Die Stimme des Übersetzers wiederum darf nicht zu hören sein. Wenn ein Übersetzer namens John Doe alle Texte eines berühmten zeitgenössischen amerikanischen Kriminalschriftstellers übersetzt, aber auch alle Texte eines großen Literaten, darf ein Leser, der zufällig beides liest, nicht erkennen, dass es sich um denselben Übersetzer handelt. Der Übersetzer muss zwar zu stilistischer Perfektion fähig sein, aber er muss sich selbst so hinter Text und Autor zurücknehmen, dass niemand ihn bemerkt. Er muss durchsichtig sein bzw. als Spiegel des Autors fungieren, nicht als seine Cover-Version. Einen Spiegel sieht man nicht als solchen, wenn man hineinschaut. Man sieht SICH darin. Ebenso versteckt ein Spiegel keine Falten, keine Pickel und keine Sommerbräune. So sollte eine gute Übersetzung sein. Sie sollte alles zeigen, auch das Unerfreuliche.
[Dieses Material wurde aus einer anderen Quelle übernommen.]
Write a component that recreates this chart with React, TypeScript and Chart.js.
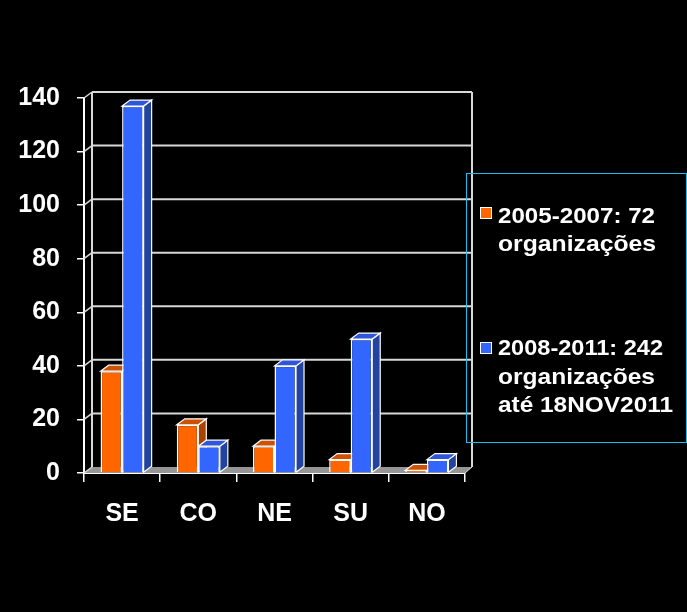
import React, { useEffect, useRef } from 'react';
import { Chart, registerables } from 'chart.js';

Chart.register(...registerables);

// ---- data ----
const CATEGORIES = ['SE', 'CO', 'NE', 'SU', 'NO'];
const SERIES_A_NAME = '2005-2007';
const SERIES_A = [38, 18, 10, 5, 1];
const SERIES_B_NAME = '2008-2011';
const SERIES_B = [137, 10, 40, 50, 5];
const Y_MIN = 0;
const Y_MAX = 140;
const Y_STEP = 20;
const LEGEND_A = ['2005-2007: 72', 'organizações'];
const LEGEND_B = ['2008-2011: 242', 'organizações', 'até 18NOV2011'];

// ---- styles ----
const FONT = '"Liberation Sans", Arial, Helvetica, sans-serif';
const ORANGE = { front: '#FF6600', top: '#CC5200', side: '#A84300' };
const BLUE = { front: '#3366FF', top: '#2F56D8', side: '#23449E' };
const DX = 7;
const DY = -6;
const GRID = '#D8D8D8';
const FLOOR = '#969696';
const W = 687;
const H = 612;

export default function App() {
  const ref = useRef<HTMLCanvasElement | null>(null);

  useEffect(() => {
    document.body.style.margin = '0';
    document.body.style.background = '#000';
    const canvas = ref.current;
    if (!canvas) return;

    const poly = (ctx: CanvasRenderingContext2D, pts: number[][], fill: string) => {
      ctx.beginPath();
      ctx.moveTo(pts[0][0], pts[0][1]);
      for (let i = 1; i < pts.length; i++) ctx.lineTo(pts[i][0], pts[i][1]);
      ctx.closePath();
      ctx.fillStyle = fill;
      ctx.fill();
      ctx.strokeStyle = '#FFFFFF';
      ctx.lineWidth = 1.2;
      ctx.stroke();
    };

    const threeD = {
      id: 'threeD',
      beforeDatasetsDraw(chart: any) {
        const ctx: CanvasRenderingContext2D = chart.ctx;
        const { left, right, top, bottom } = chart.chartArea;
        const ys = chart.scales.y;
        ctx.save();
        // floor
        ctx.beginPath();
        ctx.moveTo(left, bottom);
        ctx.lineTo(right, bottom);
        ctx.lineTo(right + DX, bottom + DY);
        ctx.lineTo(left + DX + 1, bottom + DY);
        ctx.closePath();
        ctx.fillStyle = FLOOR;
        ctx.fill();
        ctx.strokeStyle = GRID;
        ctx.lineWidth = 1;
        ctx.beginPath();
        ctx.moveTo(right, bottom);
        ctx.lineTo(right + DX, bottom + DY);
        ctx.stroke();
        // back wall gridlines + left wall connectors
        ctx.strokeStyle = GRID;
        ctx.lineWidth = 2;
        for (let v = Y_MIN + Y_STEP; v <= Y_MAX; v += Y_STEP) {
          const y = ys.getPixelForValue(v);
          ctx.beginPath();
          ctx.moveTo(left + DX + 1, y + DY);
          ctx.lineTo(right + DX, y + DY);
          ctx.stroke();
        }
        ctx.lineWidth = 1.5;
        for (let v = Y_MIN; v <= Y_MAX; v += Y_STEP) {
          const y = ys.getPixelForValue(v);
          ctx.beginPath();
          ctx.moveTo(left, y);
          ctx.lineTo(left + DX + 1, y + DY);
          ctx.stroke();
        }
        // back verticals
        ctx.lineWidth = 2;
        ctx.beginPath();
        ctx.moveTo(left + DX + 1, top + DY);
        ctx.lineTo(left + DX + 1, bottom + DY);
        ctx.moveTo(right + DX, top + DY);
        ctx.lineTo(right + DX, bottom + DY);
        ctx.stroke();

        // bar tops & sides
        const n = CATEGORIES.length;
        const metas = [chart.getDatasetMeta(0), chart.getDatasetMeta(1)];
        const cols = [ORANGE, BLUE];
        for (let i = 0; i < n; i++) {
          metas.forEach((meta, d) => {
            const el = meta.data[i];
            if (!el) return;
            const { x, y, base, width } = el.getProps(['x', 'y', 'base', 'width'], true);
            const l = x - width / 2;
            const r = x + width / 2;
            poly(ctx, [[r, base], [r + DX + 1, base + DY], [r + DX + 1, y + DY], [r, y]], cols[d].side);
            poly(ctx, [[l, y], [l + DX + 1, y + DY], [r + DX + 1, y + DY], [r, y]], cols[d].top);
          });
        }
        ctx.restore();
      },
      afterDraw(chart: any) {
        const ctx: CanvasRenderingContext2D = chart.ctx;
        ctx.save();
        // legend box
        ctx.strokeStyle = '#1EBEF0';
        ctx.lineWidth = 1;
        ctx.strokeRect(466.5, 173.5, 220, 269);
        const entries = [
          { lines: LEGEND_A, color: ORANGE.front, sq: 207, base: 222.5, widths: [157, 158] },
          { lines: LEGEND_B, color: BLUE.front, sq: 342, base: 355, widths: [165, 157, 175] },
        ];
        ctx.font = `bold 22px ${FONT}`;
        ctx.textBaseline = 'alphabetic';
        ctx.textAlign = 'left';
        entries.forEach((e) => {
          ctx.fillStyle = e.color;
          ctx.fillRect(480, e.sq, 12, 12);
          ctx.strokeStyle = '#FFFFFF';
          ctx.lineWidth = 1;
          ctx.strokeRect(480.5, e.sq + 0.5, 11, 11);
          ctx.fillStyle = '#FFFFFF';
          e.lines.forEach((t, k) => {
            const m = ctx.measureText(t).width;
            const s = e.widths[k] / m;
            ctx.save();
            ctx.translate(498, e.base + k * 28.5);
            ctx.scale(s, 1);
            ctx.fillText(t, 0, 0);
            ctx.restore();
          });
        });
        ctx.restore();
      },
    };

    const chart = new Chart(canvas, {
      type: 'bar',
      data: {
        labels: CATEGORIES,
        datasets: [
          {
            label: SERIES_A_NAME,
            data: SERIES_A,
            backgroundColor: ORANGE.front,
            borderColor: '#FFFFFF',
            borderWidth: 1.5,
            categoryPercentage: 0.565,
            barPercentage: 1,
          },
          {
            label: SERIES_B_NAME,
            data: SERIES_B,
            backgroundColor: BLUE.front,
            borderColor: '#FFFFFF',
            borderWidth: 1.5,
            categoryPercentage: 0.565,
            barPercentage: 1,
          },
        ],
      },
      options: {
        responsive: false,
        animation: false,
        layout: { padding: { top: 98, right: 222, left: 0, bottom: 0 } },
        plugins: { legend: { display: false }, tooltip: { enabled: false } },
        scales: {
          x: {
            afterFit(scale: any) {
              scale.height = H - 473;
            },
            grid: {
              display: true,
              drawOnChartArea: false,
              drawTicks: true,
              tickLength: 9,
              color: '#FFFFFF',
              lineWidth: 1.5,
              offset: true,
            },
            border: { display: true, color: '#FFFFFF', width: 2 },
            ticks: {
              color: '#FFFFFF',
              padding: 17,
              font: { family: FONT, size: 25, weight: 'bold' },
            },
          },
          y: {
            min: Y_MIN,
            max: Y_MAX,
            afterFit(scale: any) {
              scale.width = 84;
            },
            grid: {
              display: true,
              drawOnChartArea: false,
              drawTicks: true,
              tickLength: 7,
              color: '#FFFFFF',
              lineWidth: 1.5,
            },
            border: { display: true, color: '#FFFFFF', width: 2 },
            ticks: {
              stepSize: Y_STEP,
              color: '#FFFFFF',
              padding: 17,
              font: { family: FONT, size: 25, weight: 'bold' },
            },
          },
        },
      },
      plugins: [threeD],
    } as any);

    return () => chart.destroy();
  }, []);

  return (
    <div style={{ position: 'absolute', left: 0, top: 0, width: W, height: H, background: '#000' }}>
      <canvas ref={ref} width={W} height={H} style={{ display: 'block', background: '#000' }} />
    </div>
  );
}
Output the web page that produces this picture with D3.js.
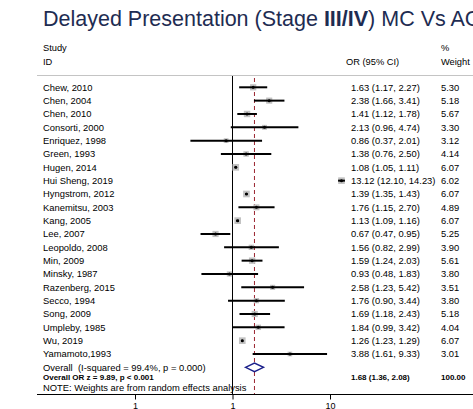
<!DOCTYPE html>
<html>
<head>
<meta charset="utf-8">
<script src="https://cdnjs.cloudflare.com/ajax/libs/d3/7.8.5/d3.min.js"></script>
<style>
  body { margin: 0; background: #ffffff; }
  svg { display: block; }
</style>
</head>
<body>
<div id="forest"></div>
<script>
var studies = ["Chew, 2010", "Chen, 2004", "Chen, 2010", "Consorti, 2000", "Enriquez, 1998",
    "Green, 1993", "Hugen, 2014", "Hui Sheng, 2019", "Hyngstrom, 2012", "Kanemitsu, 2003",
    "Kang, 2005", "Lee, 2007", "Leopoldo, 2008", "Min, 2009", "Minsky, 1987",
    "Razenberg, 2015", "Secco, 1994", "Song, 2009", "Umpleby, 1985", "Wu, 2019", "Yamamoto,1993"];
var oddsRatio = [1.63, 2.38, 1.41, 2.13, 0.86, 1.38, 1.08, 13.12, 1.39, 1.76, 1.13, 0.67, 1.56, 1.59, 0.93, 2.58, 1.76, 1.69, 1.84, 1.26, 3.88];
var lower = [1.17, 1.66, 1.12, 0.96, 0.37, 0.76, 1.05, 12.10, 1.35, 1.15, 1.09, 0.47, 0.82, 1.24, 0.48, 1.23, 0.90, 1.18, 0.99, 1.23, 1.61];
var upper = [2.27, 3.41, 1.78, 4.74, 2.01, 2.50, 1.11, 14.23, 1.43, 2.70, 1.16, 0.95, 2.99, 2.03, 1.83, 5.42, 3.44, 2.43, 3.42, 1.29, 9.33];
var weights = [5.30, 5.18, 5.67, 3.30, 3.12, 4.14, 6.07, 6.02, 6.07, 4.89, 6.07, 5.25, 3.90, 5.61, 3.80, 3.51, 3.80, 5.18, 4.04, 6.07, 3.01];

var overall = {or: 1.68, lo: 1.36, hi: 2.08, weight: 100.00};
var tickValues = [0.1, 1, 10];
var tickLabels = ["1", "1", "10"];

var width = 473;
var height = 409;
var font = "Liberation Sans, Arial, Helvetica, sans-serif";

var svg = d3.select("#forest").append("svg")
    .attr("width", width)
    .attr("height", height)
    .style("font-family", font);

var x = d3.scaleLog().domain([0.1, 10]).range([135, 330]);
var y = d3.scaleLinear().domain([0, studies.length - 1]).range([87.3, 354]);
var fmt = d3.format(".2f");

// title
var title = svg.append("text")
    .attr("x", 43)
    .attr("y", 26)
    .attr("font-size", 21.5)
    .attr("fill", "#1e2c52");
title.append("tspan").text("Delayed Presentation (Stage ");
title.append("tspan").attr("font-weight", "bold").text("III/IV");
title.append("tspan").text(") MC Vs AC");

// column headers
svg.append("text").attr("x", 43).attr("y", 50.5).attr("font-size", 9.3).text("Study");
svg.append("text").attr("x", 43).attr("y", 64.5).attr("font-size", 9.3).text("ID");
svg.append("text").attr("x", 346).attr("y", 64.5).attr("font-size", 9.3).text("OR (95% CI)");
svg.append("text").attr("x", 441).attr("y", 50.5).attr("font-size", 9.3).text("%");
svg.append("text").attr("x", 441).attr("y", 64.5).attr("font-size", 9.3).text("Weight");

svg.append("line")
    .attr("x1", 37).attr("x2", width)
    .attr("y1", 75.5).attr("y2", 75.5)
    .attr("stroke", "#c4c4c4")
    .attr("stroke-width", 1);

// null line and overall line
svg.append("line")
    .attr("x1", x(1)).attr("x2", x(1))
    .attr("y1", 76).attr("y2", 394)
    .attr("stroke", "#000")
    .attr("stroke-width", 1);

svg.append("line")
    .attr("x1", x(overall.or)).attr("x2", x(overall.or))
    .attr("y1", 78).attr("y2", 394)
    .attr("stroke", "#9a2430")
    .attr("stroke-width", 1)
    .attr("stroke-dasharray", "4,3");

var rows = svg.append("g").selectAll("g")
    .data(studies)
    .enter().append("g");

// boxes (area proportional to weight)
rows.append("rect")
    .attr("x", function(d, i) { return x(oddsRatio[i]) - 1.35 * Math.sqrt(weights[i]); })
    .attr("y", function(d, i) { return y(i) - 1.35 * Math.sqrt(weights[i]); })
    .attr("width", function(d, i) { return 2.7 * Math.sqrt(weights[i]); })
    .attr("height", function(d, i) { return 2.7 * Math.sqrt(weights[i]); })
    .attr("fill", "#c2c2c2");

rows.append("line")
    .attr("x1", function(d, i) { return x(lower[i]); })
    .attr("x2", function(d, i) { return x(upper[i]); })
    .attr("y1", function(d, i) { return y(i); })
    .attr("y2", function(d, i) { return y(i); })
    .attr("stroke", "#000")
    .attr("stroke-width", 2);

rows.append("circle")
    .attr("cx", function(d, i) { return x(oddsRatio[i]); })
    .attr("cy", function(d, i) { return y(i); })
    .attr("r", 1.5)
    .attr("fill", "#000");

rows.append("text")
    .attr("x", 43)
    .attr("y", function(d, i) { return y(i); })
    .attr("dy", "0.35em")
    .attr("font-size", 9.4)
    .text(function(d) { return d; });

rows.append("text")
    .attr("x", 351)
    .attr("y", function(d, i) { return y(i); })
    .attr("dy", "0.35em")
    .attr("font-size", 9.4)
    .text(function(d, i) { return fmt(oddsRatio[i]) + " (" + fmt(lower[i]) + ", " + fmt(upper[i]) + ")"; });

rows.append("text")
    .attr("x", 441)
    .attr("y", function(d, i) { return y(i); })
    .attr("dy", "0.35em")
    .attr("font-size", 9.4)
    .text(function(d, i) { return fmt(weights[i]); });

// overall diamond
var yo = y(studies.length);
svg.append("path")
    .attr("d", "M" + x(overall.lo) + "," + yo +
        "L" + x(overall.or) + "," + (yo - 4.3) +
        "L" + x(overall.hi) + "," + yo +
        "L" + x(overall.or) + "," + (yo + 4.3) + "Z")
    .attr("fill", "#fff")
    .attr("stroke", "#1a1f8a")
    .attr("stroke-width", 1.4);

svg.append("text")
    .attr("x", 43).attr("y", yo).attr("dy", "0.35em")
    .attr("font-size", 9.4)
    .style("white-space", "pre")
    .text("Overall  (I-squared = 99.4%, p = 0.000)");

svg.append("text")
    .attr("x", 43).attr("y", 377.3).attr("dy", "0.35em")
    .attr("font-size", 8)
    .attr("font-weight", "bold")
    .text("Overall OR z = 9.89, p < 0.001");

svg.append("text")
    .attr("x", 351).attr("y", 377.3).attr("dy", "0.35em")
    .attr("font-size", 8)
    .attr("font-weight", "bold")
    .text(fmt(overall.or) + " (" + fmt(overall.lo) + ", " + fmt(overall.hi) + ")");

svg.append("text")
    .attr("x", 441).attr("y", 377.3).attr("dy", "0.35em")
    .attr("font-size", 8)
    .attr("font-weight", "bold")
    .text(fmt(overall.weight));

svg.append("text")
    .attr("x", 43).attr("y", 387.5).attr("dy", "0.35em")
    .attr("font-size", 9.4)
    .text("NOTE: Weights are from random effects analysis");

// x axis
svg.append("line")
    .attr("x1", 37).attr("x2", width)
    .attr("y1", 394.5).attr("y2", 394.5)
    .attr("stroke", "#000");

var axis = svg.append("g")
    .attr("transform", "translate(0,394.5)")
    .call(d3.axisBottom(x)
        .tickValues(tickValues)
        .tickFormat(function(d, i) { return tickLabels[i]; })
        .tickSize(5)
        .tickPadding(3));
axis.select(".domain").remove();
axis.selectAll("text").attr("font-size", 9).attr("font-family", font).attr("fill", "#000");
axis.selectAll("line").attr("stroke", "#000");
</script>
</body>
</html>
Übersetzer haben zudem eine wichtige kulturelle Aufgabe: Sie sollen Mentalitäten, Lokalkolorit, Philosophien und Kulturen in all ihren Facetten vermitteln. Vermitteln ist hier das wichtigste Wort. Nicht durch die eigene Kultur oder Sichtweise ersetzen. Es ist ihre Aufgabe, das Unverständliche zu erklären und in die Zielsprache hinüberzuführen – nicht als „unverständlich“ abzutun und eigenmächtig zu „korrigieren“ (welch Anmaßung!). Probleme im Sinne der interkulturellen Verständigung sollten und müssen angesprochen werden, jedoch nicht wegradiert. Sie sind Teil der menschlichen Kommunikation. Sie sind sogar das, was sie reizvoll, interessant und lebendig macht. Wenn wir nur lesen wollen, was wir verstehen, was wir bereits kennen, wenn wir das Fremde, das Andersartige, das Überraschende, das Neue, das Unbekannte, das Unverständliche nicht kennenlernen wollen – wozu dann noch nach außen blicken, wozu überhaupt noch übersetzen, wozu mit anderen kommunizieren?
Aus meiner Sicht ist Demut des Übersetzers erste Pflicht. Er kann, darf und soll über einen Text eine Meinung haben – sie ausleben und ihn nach seinen Vorstellungen verändern jedoch nicht. Das ist meine tiefe Überzeugung und so arbeite ich. Treu, schonungslos, selbstlos. Im Dienste des Originals und seines Autors. Denn wenn ich übersetze, geht es nicht um mich, sondern um ihn.